In many ways, whateverism results in Hong Kong personalities worrying primarily about placating China, often at the expense at the proper expression of Hong Kong's separate interests. It even results in the adoption of positions which China seeks to avoid. In the 1996 Chinese nationalist arousal and agitation over the Japanese-held Senkaku Islands, which China claims as the Diaoyutai, Hong Kong "patriots" were emphatically more Chinese than China itself. Beijing wanted to speed up yen-loan negotiations with Japan.

As SAR Chief Executive designate, C.H. Tung "campaigned" for that post in late 1996 by attacking Hong Kong's Democratic Party for being "anti-China". As it happens, Chinese spokesmen have usually been careful never to go quite that far. But Tung is anxious to please China -- and China chose him as the preferred candidate for that reason. However, it must be noted that Tung at least talks to the Democrats, something which Beijing still refuses to do.

Overall, against the ostensible Beijing promise of "a high degree of autonomy" for Hong Kong, there must be set the fact that there are far too few autonomous individuals in Hong Kong's elite capable of redeeming that pledge. Without such autonomy being constantly exercised, the future for Hong Kong, as a separate international city and financial center, must be bleak.
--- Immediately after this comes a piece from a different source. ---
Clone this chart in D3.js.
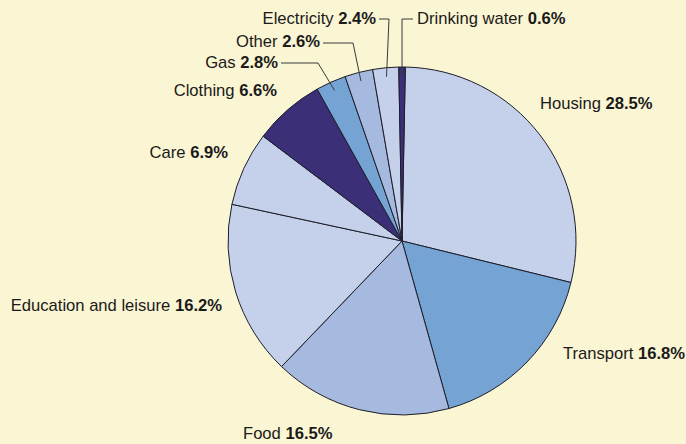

A truly reformist China, tolerant of dissent, might pose few problems for Hong Kong. But that is not the China which currently exists. Chinese politics is mired in its traditional tragic state wherein no one is allowed to speak what nearly everyone knows. Beijing's quashing of all dissent within China could one day trigger a political explosion of unimaginable dimensions. If so, Hong Kong will be inevitably caught up in that explosion, since it will no longer have the capability of being aloof from it.

At midnight on June 30, 1997, the last fragment of British- provided insulation for Hong Kong, separating it from the ups and downs of China's uncertain politics, will be finally removed. It will be the fateful end to an era.